Велик вклад российской науки и в минералогию. В.М.Севергин первым разработал систематику минералов, создал фундаментальный труд по топоминералогии России; Е.С.Федоров заложил основы современной структурной кристаллографии.
Почти полтора века развития физики в России были в основном связаны с Физическим кабинетом Академии и с именами Д.Бернулли, Л.Эйлера, Г.В.Рихмана, М.В.Ломоносова, Ф.Эпинуса, В.В.Петрова, Е.И.Паррота, Э.Х.Ленца и Б.С.Якоби, составившими славу Академии наук и России.

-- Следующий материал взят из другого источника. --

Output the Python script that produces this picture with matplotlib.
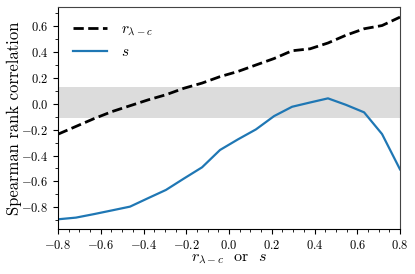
import matplotlib
matplotlib.use("Agg")
import matplotlib.pyplot as plt
from matplotlib.ticker import MultipleLocator

plt.rcParams['font.family'] = 'serif'
plt.rcParams['font.serif'] = ['cmr10', 'DejaVu Serif']
plt.rcParams['mathtext.fontset'] = 'cm'
plt.rcParams['axes.formatter.use_mathtext'] = True

x_vals = [-0.8, -0.716, -0.632, -0.547, -0.463, -0.379, -0.295, -0.211, -0.126, -0.042,
          0.042, 0.126, 0.211, 0.295, 0.379, 0.463, 0.547, 0.632, 0.716, 0.8]
r_corr = [-0.235, -0.175, -0.115, -0.06, -0.015, 0.03, 0.07, 0.12, 0.16, 0.21,
          0.25, 0.30, 0.35, 0.41, 0.425, 0.47, 0.53, 0.58, 0.605, 0.67]
s_corr = [-0.893, -0.880, -0.853, -0.824, -0.795, -0.73, -0.666, -0.578, -0.491, -0.357,
          -0.275, -0.198, -0.095, -0.023, 0.01, 0.042, -0.008, -0.066, -0.234, -0.507]
band = (-0.11, 0.13)

fig = plt.figure(figsize=(4.15, 2.74), dpi=100)
ax = fig.add_axes([58/415, 1-229/274, (400-58)/415, (229-7.3)/274])

ax.axhspan(band[0], band[1], color='#dcdcdc', lw=0, zorder=0)
ax.plot(x_vals, r_corr, color='black', ls='--', lw=2, label=r'$r_{\lambda-c}$')
ax.plot(x_vals, s_corr, color='#1f77b4', lw=1.6, label=r'$s$')

ax.set_xlim(-0.8, 0.8)
ax.set_ylim(-0.968, 0.746)
ax.xaxis.set_major_locator(MultipleLocator(0.2))
ax.xaxis.set_minor_locator(MultipleLocator(0.05))
ax.yaxis.set_major_locator(MultipleLocator(0.2))
ax.yaxis.set_minor_locator(MultipleLocator(0.1))
ax.tick_params(which='both', direction='out', top=False, right=False, labelsize=9)
ax.tick_params(which='major', length=3.5)
ax.tick_params(which='minor', length=2)
for sp in ['top', 'right']:
    ax.spines[sp].set_color('#444444')

ax.set_xlabel(r'$r_{\lambda-c}$  or  $s$', fontsize=11.5)
ax.set_ylabel('Spearman rank correlation', fontsize=12)
ax.yaxis.set_label_coords(-0.105, 0.5)
ax.xaxis.set_label_coords(0.5, -0.105)

ax.legend(loc='upper left', frameon=False, fontsize=11, handlelength=2.2,
          handletextpad=0.9, borderaxespad=0.6)

fig.savefig('out.png', dpi=100)
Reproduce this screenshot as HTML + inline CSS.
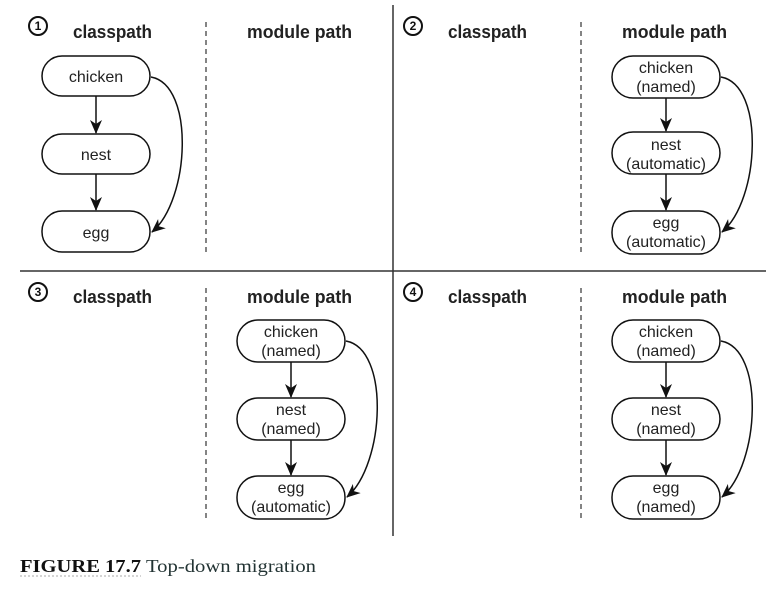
<!DOCTYPE html>
<html><head><style>
body{margin:0;background:#fff;}
svg text{font-family:"Liberation Sans",sans-serif;}
</style></head><body>
<svg width="779" height="591" viewBox="0 0 779 591" xmlns="http://www.w3.org/2000/svg">
<defs>
<marker id="a" markerWidth="14" markerHeight="12" refX="13" refY="6" orient="auto" markerUnits="userSpaceOnUse">
<path d="M0,0 L14,6 L0,12 L4,6 z" fill="#111"/>
</marker>
<g id="hdr">
<text x="73" y="38" font-size="18" font-weight="bold" fill="#222" textLength="79" lengthAdjust="spacingAndGlyphs">classpath</text>
<text x="247" y="38" font-size="18" font-weight="bold" fill="#222" textLength="105" lengthAdjust="spacingAndGlyphs">module path</text>
</g>
</defs>
<line x1="393" y1="5" x2="393" y2="536" stroke="#333" stroke-width="1.5"/>
<line x1="20" y1="271" x2="766" y2="271" stroke="#333" stroke-width="1.5"/>
<g stroke="#333" stroke-width="1.2" stroke-dasharray="5,4">
<line x1="206" y1="22" x2="206" y2="256"/>
<line x1="581" y1="22" x2="581" y2="256"/>
<line x1="206" y1="288" x2="206" y2="522"/>
<line x1="581" y1="288" x2="581" y2="522"/>
</g>
<g fill="none" stroke="#111" stroke-width="2">
<circle cx="38" cy="26" r="9"/><circle cx="413" cy="26" r="9"/>
<circle cx="38" cy="292" r="9"/><circle cx="413" cy="292" r="9"/>
</g>
<g font-size="12" font-weight="bold" text-anchor="middle" fill="#111">
<text x="38" y="30">1</text><text x="413" y="30">2</text>
<text x="38" y="296">3</text><text x="413" y="296">4</text>
</g>
<use href="#hdr"/>
<use href="#hdr" transform="translate(375,0)"/>
<use href="#hdr" transform="translate(0,265)"/>
<use href="#hdr" transform="translate(375,265)"/>

<g fill="#fff" stroke="#111" stroke-width="1.5">
<rect x="42" y="56" width="108" height="40" rx="20"/>
<rect x="42" y="134" width="108" height="40" rx="20"/>
<rect x="42" y="211" width="108" height="41" rx="20"/>
</g>
<g font-size="16" text-anchor="middle" fill="#222">
<text x="96" y="82">chicken</text><text x="96" y="160">nest</text><text x="96" y="238">egg</text>
</g>
<g stroke="#111" stroke-width="1.5" fill="none" marker-end="url(#a)">
<line x1="96" y1="96" x2="96" y2="133"/>
<line x1="96" y1="174" x2="96" y2="210"/>
<path d="M151,77 C195,85 190,200 152,232"/>
</g>

<g transform="translate(570,0)">
<g fill="#fff" stroke="#111" stroke-width="1.5">
<rect x="42" y="56" width="108" height="42" rx="21"/>
<rect x="42" y="132" width="108" height="42" rx="21"/>
<rect x="42" y="211" width="108" height="43" rx="21"/>
</g>
<g font-size="16" text-anchor="middle" fill="#222">
<text x="96" y="73">chicken</text><text x="96" y="92">(named)</text>
<text x="96" y="150">nest</text><text x="96" y="169">(automatic)</text>
<text x="96" y="228">egg</text><text x="96" y="247">(automatic)</text>
</g>
<g stroke="#111" stroke-width="1.5" fill="none" marker-end="url(#a)">
<line x1="96" y1="98" x2="96" y2="131"/>
<line x1="96" y1="174" x2="96" y2="210"/>
<path d="M151,77 C195,85 190,200 152,232"/>
</g>
</g>

<g transform="translate(195,264)">
<g fill="#fff" stroke="#111" stroke-width="1.5">
<rect x="42" y="56" width="108" height="42" rx="21"/>
<rect x="42" y="134" width="108" height="42" rx="21"/>
<rect x="42" y="212" width="108" height="43" rx="21"/>
</g>
<g font-size="16" text-anchor="middle" fill="#222">
<text x="96" y="73">chicken</text><text x="96" y="92">(named)</text>
<text x="96" y="151">nest</text><text x="96" y="170">(named)</text>
<text x="96" y="229">egg</text><text x="96" y="248">(automatic)</text>
</g>
<g stroke="#111" stroke-width="1.5" fill="none" marker-end="url(#a)">
<line x1="96" y1="98" x2="96" y2="133"/>
<line x1="96" y1="176" x2="96" y2="211"/>
<path d="M151,77 C195,85 190,200 152,233"/>
</g>
</g>

<g transform="translate(570,264)">
<g fill="#fff" stroke="#111" stroke-width="1.5">
<rect x="42" y="56" width="108" height="42" rx="21"/>
<rect x="42" y="134" width="108" height="42" rx="21"/>
<rect x="42" y="212" width="108" height="43" rx="21"/>
</g>
<g font-size="16" text-anchor="middle" fill="#222">
<text x="96" y="73">chicken</text><text x="96" y="92">(named)</text>
<text x="96" y="151">nest</text><text x="96" y="170">(named)</text>
<text x="96" y="229">egg</text><text x="96" y="248">(named)</text>
</g>
<g stroke="#111" stroke-width="1.5" fill="none" marker-end="url(#a)">
<line x1="96" y1="98" x2="96" y2="133"/>
<line x1="96" y1="176" x2="96" y2="211"/>
<path d="M151,77 C195,85 190,200 152,233"/>
</g>
</g>

<text x="20" y="572" font-size="18" font-weight="bold" fill="#111" textLength="121" lengthAdjust="spacingAndGlyphs" style="font-family:'Liberation Serif',serif">FIGURE 17.7</text>
<line x1="20" y1="576" x2="141" y2="576" stroke="#aaa" stroke-width="1" stroke-dasharray="2,2"/>
<text x="146" y="572" font-size="18" fill="#233" textLength="170" lengthAdjust="spacingAndGlyphs" style="font-family:'Liberation Serif',serif">Top-down migration</text>
</svg>
</body></html>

В истории химии конца 18 – начала 19 вв. особое место занимают работы академиков В.М.Севергина (1765–1826) и Т.Е.Ловицы (1757–1804). В 1804 на основе отделов «пробирного анализа» и «фармацевтической химии» Химической лаборатории Московского университета (построенной в 1758) была создана первая самостоятельная кафедра химии. Преобладающим внутрироссийским мотивом развития химии в 18 – первой половине 19 был практический отклик на насущные требования развития горного дела, металлургии и других отраслей экономики. Яркий пример: Г.И.Гесс открыл (1840) основной закон термохимии (закон постоянства количества теплоты), но был известен в России того времени открытиями четырех новых минералов. Даже исследования в области органической химии первой половины 19 столетия в России отличаются ярко выраженной практической направленностью при всей их своеобразной фундаментальности.